*GOAL*. Write out every entry precisely as given, leaving the pictures out.

◆ ◆ ◆

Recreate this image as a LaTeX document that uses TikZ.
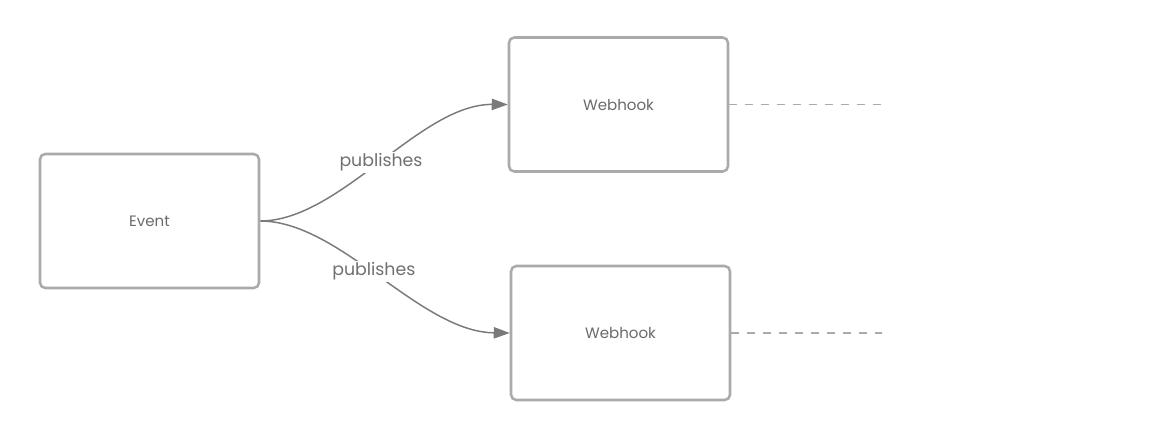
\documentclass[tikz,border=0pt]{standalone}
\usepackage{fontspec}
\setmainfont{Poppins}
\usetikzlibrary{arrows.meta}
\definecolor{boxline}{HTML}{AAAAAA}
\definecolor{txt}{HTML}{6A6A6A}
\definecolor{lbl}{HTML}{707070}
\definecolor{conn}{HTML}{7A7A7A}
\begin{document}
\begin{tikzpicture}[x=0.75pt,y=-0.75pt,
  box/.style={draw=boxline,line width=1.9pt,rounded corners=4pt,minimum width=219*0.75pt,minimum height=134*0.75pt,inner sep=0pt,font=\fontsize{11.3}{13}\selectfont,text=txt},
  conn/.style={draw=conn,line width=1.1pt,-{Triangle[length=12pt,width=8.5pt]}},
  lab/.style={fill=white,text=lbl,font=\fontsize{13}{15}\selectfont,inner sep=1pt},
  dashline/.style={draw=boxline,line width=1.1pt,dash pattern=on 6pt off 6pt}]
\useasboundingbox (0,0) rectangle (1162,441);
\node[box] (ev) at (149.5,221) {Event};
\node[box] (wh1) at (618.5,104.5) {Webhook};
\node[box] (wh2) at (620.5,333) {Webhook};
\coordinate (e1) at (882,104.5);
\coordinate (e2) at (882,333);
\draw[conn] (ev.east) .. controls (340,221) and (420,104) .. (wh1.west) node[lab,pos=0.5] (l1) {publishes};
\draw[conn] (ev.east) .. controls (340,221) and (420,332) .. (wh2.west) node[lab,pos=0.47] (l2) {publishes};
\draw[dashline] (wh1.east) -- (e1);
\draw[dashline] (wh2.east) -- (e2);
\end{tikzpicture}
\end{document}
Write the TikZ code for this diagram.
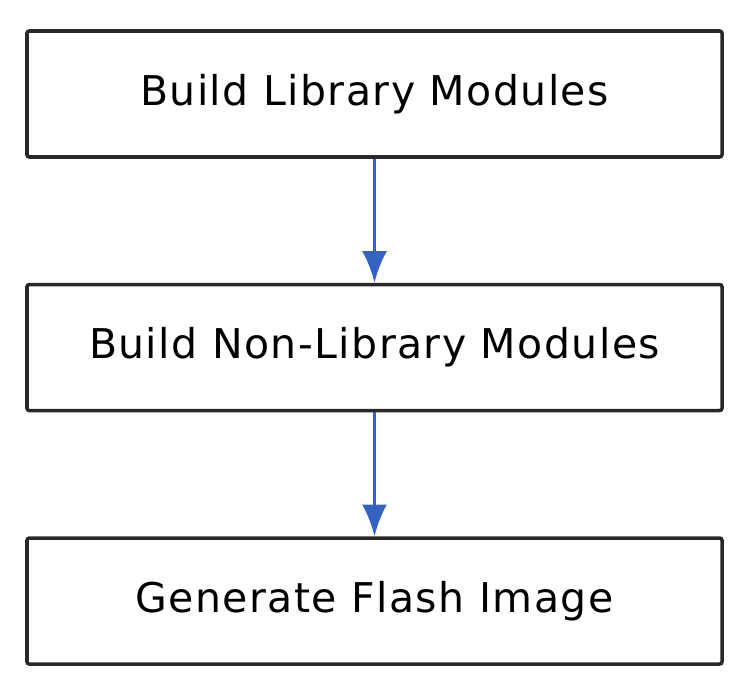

◆ ◆ ◆

*RESPONSE*.
Recreate this image as a LaTeX document that uses TikZ.
\documentclass[tikz,border=0pt]{standalone}
\usepackage{fontspec}
\setmainfont{Poppins}
\usetikzlibrary{arrows.meta}
\definecolor{boxline}{HTML}{AAAAAA}
\definecolor{txt}{HTML}{6A6A6A}
\definecolor{lbl}{HTML}{707070}
\definecolor{conn}{HTML}{7A7A7A}
\begin{document}
\begin{tikzpicture}[x=0.75pt,y=-0.75pt,
  box/.style={draw=boxline,line width=1.9pt,rounded corners=4pt,minimum width=219*0.75pt,minimum height=134*0.75pt,inner sep=0pt,font=\fontsize{11.3}{13}\selectfont,text=txt},
  conn/.style={draw=conn,line width=1.1pt,-{Triangle[length=12pt,width=8.5pt]}},
  lab/.style={fill=white,text=lbl,font=\fontsize{13}{15}\selectfont,inner sep=1pt},
  dashline/.style={draw=boxline,line width=1.1pt,dash pattern=on 6pt off 6pt}]
\useasboundingbox (0,0) rectangle (1162,441);
\node[box] (ev) at (149.5,221) {Event};
\node[box] (wh1) at (618.5,104.5) {Webhook};
\node[box] (wh2) at (620.5,333) {Webhook};
\coordinate (e1) at (882,104.5);
\coordinate (e2) at (882,333);
\draw[conn] (ev.east) .. controls (340,221) and (420,104) .. (wh1.west) node[lab,pos=0.5] (l1) {publishes};
\draw[conn] (ev.east) .. controls (340,221) and (420,332) .. (wh2.west) node[lab,pos=0.47] (l2) {publishes};
\draw[dashline] (wh1.east) -- (e1);
\draw[dashline] (wh2.east) -- (e2);
\end{tikzpicture}
\end{document}
Write the TikZ code for this diagram.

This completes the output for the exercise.